[START Information given]
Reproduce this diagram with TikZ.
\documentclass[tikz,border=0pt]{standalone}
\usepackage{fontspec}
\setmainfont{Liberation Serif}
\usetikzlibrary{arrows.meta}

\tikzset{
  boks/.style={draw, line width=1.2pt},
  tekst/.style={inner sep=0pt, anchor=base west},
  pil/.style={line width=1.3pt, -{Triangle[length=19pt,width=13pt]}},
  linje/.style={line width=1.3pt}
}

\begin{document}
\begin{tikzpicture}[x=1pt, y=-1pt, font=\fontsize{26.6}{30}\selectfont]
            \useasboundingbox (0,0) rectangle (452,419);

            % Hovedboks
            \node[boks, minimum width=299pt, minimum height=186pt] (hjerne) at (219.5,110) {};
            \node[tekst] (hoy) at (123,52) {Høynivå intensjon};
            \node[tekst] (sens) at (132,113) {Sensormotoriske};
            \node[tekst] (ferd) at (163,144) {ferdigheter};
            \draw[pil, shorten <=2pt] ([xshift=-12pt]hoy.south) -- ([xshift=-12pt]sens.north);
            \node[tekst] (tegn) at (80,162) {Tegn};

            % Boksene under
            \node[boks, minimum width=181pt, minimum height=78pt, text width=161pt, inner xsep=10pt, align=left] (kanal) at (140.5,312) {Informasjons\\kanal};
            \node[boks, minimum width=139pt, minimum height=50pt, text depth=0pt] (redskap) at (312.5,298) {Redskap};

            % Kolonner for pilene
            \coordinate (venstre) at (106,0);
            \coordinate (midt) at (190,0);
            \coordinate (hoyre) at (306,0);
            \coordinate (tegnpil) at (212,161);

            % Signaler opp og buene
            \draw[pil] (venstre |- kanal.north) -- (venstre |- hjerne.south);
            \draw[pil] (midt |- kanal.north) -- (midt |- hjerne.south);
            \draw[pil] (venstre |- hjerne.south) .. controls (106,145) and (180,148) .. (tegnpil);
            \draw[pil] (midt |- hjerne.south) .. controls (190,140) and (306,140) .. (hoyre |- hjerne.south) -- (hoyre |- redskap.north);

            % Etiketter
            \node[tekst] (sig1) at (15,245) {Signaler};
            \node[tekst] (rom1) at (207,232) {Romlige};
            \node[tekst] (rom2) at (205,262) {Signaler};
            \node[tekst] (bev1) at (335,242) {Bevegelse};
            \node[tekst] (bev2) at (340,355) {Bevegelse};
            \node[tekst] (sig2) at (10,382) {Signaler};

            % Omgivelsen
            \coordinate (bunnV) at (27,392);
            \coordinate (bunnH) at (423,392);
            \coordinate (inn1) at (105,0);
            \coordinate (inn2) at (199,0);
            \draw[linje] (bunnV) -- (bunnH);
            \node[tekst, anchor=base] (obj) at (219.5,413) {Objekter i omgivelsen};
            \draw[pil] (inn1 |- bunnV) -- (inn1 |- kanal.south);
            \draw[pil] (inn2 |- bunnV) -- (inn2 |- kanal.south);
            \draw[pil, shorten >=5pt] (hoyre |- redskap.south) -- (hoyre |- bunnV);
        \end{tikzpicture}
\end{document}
[END Information given]
[START Information given]
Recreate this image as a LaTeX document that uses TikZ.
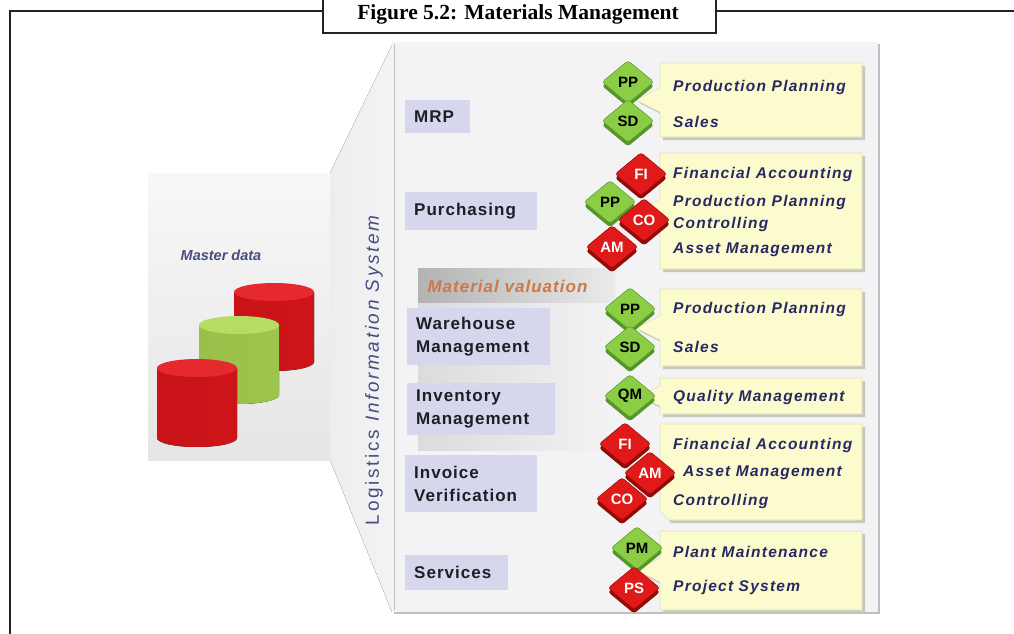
[END Information given]
Copy down every line of the entries containing the word "this".

Reproduce this diagram with TikZ.
Recreate this image as a LaTeX document that uses TikZ.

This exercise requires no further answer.